- THE PROBLEM:
Take the lines from the beginning of the material through the line containing "(title) at (312,64)" and retype them exactly, leaving the pictures out.

- DATASET EXTRACT:
<<<<

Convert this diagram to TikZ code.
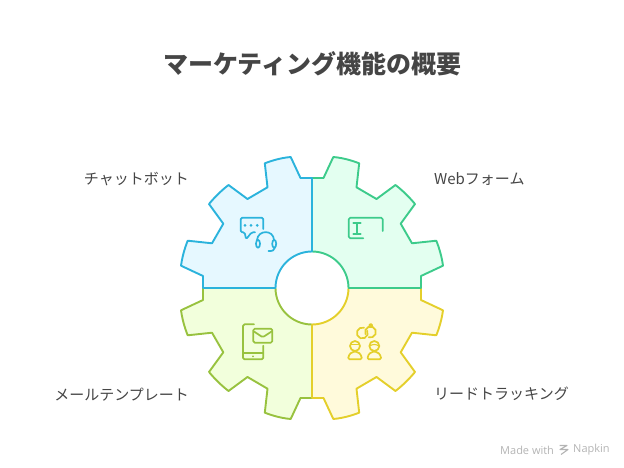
\documentclass[tikz,border=0pt]{standalone}
\usepackage{fontspec}
\setmainfont{Noto Sans CJK JP}
\newfontfamily\markfont{Open Sans}
\usepackage{tikz}
\usetikzlibrary{positioning}

\definecolor{skyline}{HTML}{2BB3DC}
\definecolor{skyfill}{HTML}{E6F8FF}
\definecolor{mintline}{HTML}{3DCB8B}
\definecolor{mintfill}{HTML}{E3FFF0}
\definecolor{goldline}{HTML}{E4CF2B}
\definecolor{goldfill}{HTML}{FFFADB}
\definecolor{limeline}{HTML}{98C23F}
\definecolor{limefill}{HTML}{F2FFDC}
\definecolor{labeltext}{HTML}{454545}
\definecolor{marktext}{HTML}{B4B4B4}

\tikzset{
    gearpart/.style={line width=1.9pt,line join=round},
    iconline/.style={line width=1.7pt,line cap=round,line join=round,rounded corners=1.5pt},
    itemlabel/.style={text=labeltext,inner sep=0pt,font=\fontsize{15}{16}\selectfont},
    marklabel/.style={text=marktext,inner sep=0pt,font=\markfont\fontsize{11}{12}\selectfont},
}

\begin{document}
\begin{tikzpicture}[x=1pt,y=-1pt]
    \useasboundingbox (0,0) rectangle (624,468);

    % 标题
    \node[text=labeltext,inner sep=0pt,font=\bfseries\fontsize{25}{28}\selectfont] (title) at (312,64) {マーケティング機能の概要};

    % 四块齿轮
    \foreach \sx/\sy/\c in {-1/1/lime,1/1/gold,1/-1/mint,-1/-1/sky} {
        \begin{scope}[shift={(312,288)},xscale=\sx,yscale=\sy]
            \draw[gearpart,draw=\c line,fill=\c fill] (0,110) -- (11.5,110) -- (21.3,131)
                .. controls (30.3,130.2) and (38.8,127.9) .. (47.2,124.7)
                -- (44.5,100.7) -- (64.5,89) -- (83.5,103)
                .. controls (90.7,97.4) and (97.2,91) .. (103,84)
                -- (88.7,64.3) -- (100,44.7) -- (124.3,47.3)
                .. controls (127.5,39.3) and (129.8,30.9) .. (131,22.3)
                -- (109,12) -- (109,0) -- (36.5,0)
                arc[start angle=0,end angle=90,radius=36.5] -- cycle;
        \end{scope}
    }

    % 聊天机器人图标
    \draw[iconline,skyline] (263.3,229) -- (263.3,217.7) -- (240.7,217.7) -- (240.7,232.3) -- (244.7,232.3) -- (246,239.3) -- (251.7,232.3) -- (255,232.3);
    \foreach \x in {245,251,257.2} {
        \fill[skyline] (\x,225.3) circle (1.5);
    }
    \draw[iconline,skyline] (257,240) .. controls (258,229.5) and (273.5,229.5) .. (274,240);
    \draw[iconline,skyline] (258,243.8) ellipse (2 and 4);
    \draw[iconline,skyline] (274.2,243.8) ellipse (2 and 4);
    \draw[iconline,skyline] (275,247.5) .. controls (275,250) and (272,251.5) .. (268.5,251);

    % 表单图标
    \draw[iconline,mintline] (363.3,238.3) -- (348.8,238.3) -- (348.8,217.7) -- (382.7,217.7) -- (382.7,231);
    \draw[iconline,mintline] (353.3,223) -- (360.7,223) (353.3,234.3) -- (360.7,234.3) (357,223) -- (357,234.3);

    % 邮件图标
    \draw[iconline,limeline] (254,324.3) -- (243,324.3) -- (243,359.3) -- (263.3,359.3) -- (263.3,345.7);
    \draw[iconline,limeline] (243,353.3) -- (263.3,353.3);
    \fill[limeline] (253,356.3) circle (1);
    \draw[iconline,limeline] (253.3,328.7) rectangle (272.3,342.7);
    \draw[iconline,limeline] (254,331.5) -- (262.7,337.3) -- (271.6,331.5);

    % 跟踪图标
    \draw[iconline,goldline,sharp corners] (362.3,333) ++(-25:5.5) arc[start angle=-25,end angle=288,radius=5.5];
    \draw[iconline,goldline,sharp corners] (370.5,332) ++(158:5.5) arc[start angle=158,end angle=468,radius=5.5];
    \draw[iconline,goldline] (370.7,325.5) circle (1.6);
    \foreach \x in {355,374.3} {
        \draw[iconline,goldline] (\x,346) circle (5);
        \draw[iconline,goldline] (\x-7,359.3) .. controls (\x-6,353.5) and (\x-3,352) .. (\x,351.7) .. controls (\x+3,352) and (\x+6,353.5) .. (\x+7,359.3) -- cycle;
    }
    \draw[goldline,line width=1.1pt] (350.5,344.5) -- (359.5,344.5);
    \draw[goldline,line width=1.1pt] (369.8,346) .. controls (372,344) and (376.5,344) .. (378.8,346);

    % 标签
    \node[itemlabel,anchor=east] (chatbot) at (189,179) {チャットボット};
    \node[itemlabel,anchor=west] (webform) at (434,179) {Webフォーム};
    \node[itemlabel,anchor=east] (mailtpl) at (189,395) {メールテンプレート};
    \node[itemlabel,anchor=west] (leadtrack) at (434,394) {リードトラッキング};

    % 水印
    \node[marklabel,anchor=west] (madewith) at (500,450) {Made with};
    \node[marklabel,anchor=west] (napkin) at (573,450) {Napkin};
    \draw[marktext,line width=1.1pt,line join=round] (559.5,445.5) -- (567,445.5) -- (560,449.5) -- (568,449.5) -- (561,454.5);
\end{tikzpicture}
\end{document}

>>>>

- ANSWER FOR THIS EXERCISE:
Convert this diagram to TikZ code.
\documentclass[tikz,border=0pt]{standalone}
\usepackage{fontspec}
\setmainfont{Noto Sans CJK JP}
\newfontfamily\markfont{Open Sans}
\usepackage{tikz}
\usetikzlibrary{positioning}

\definecolor{skyline}{HTML}{2BB3DC}
\definecolor{skyfill}{HTML}{E6F8FF}
\definecolor{mintline}{HTML}{3DCB8B}
\definecolor{mintfill}{HTML}{E3FFF0}
\definecolor{goldline}{HTML}{E4CF2B}
\definecolor{goldfill}{HTML}{FFFADB}
\definecolor{limeline}{HTML}{98C23F}
\definecolor{limefill}{HTML}{F2FFDC}
\definecolor{labeltext}{HTML}{454545}
\definecolor{marktext}{HTML}{B4B4B4}

\tikzset{
    gearpart/.style={line width=1.9pt,line join=round},
    iconline/.style={line width=1.7pt,line cap=round,line join=round,rounded corners=1.5pt},
    itemlabel/.style={text=labeltext,inner sep=0pt,font=\fontsize{15}{16}\selectfont},
    marklabel/.style={text=marktext,inner sep=0pt,font=\markfont\fontsize{11}{12}\selectfont},
}

\begin{document}
\begin{tikzpicture}[x=1pt,y=-1pt]
    \useasboundingbox (0,0) rectangle (624,468);

    % 标题
    \node[text=labeltext,inner sep=0pt,font=\bfseries\fontsize{25}{28}\selectfont] (title) at (312,64) {マーケティング機能の概要};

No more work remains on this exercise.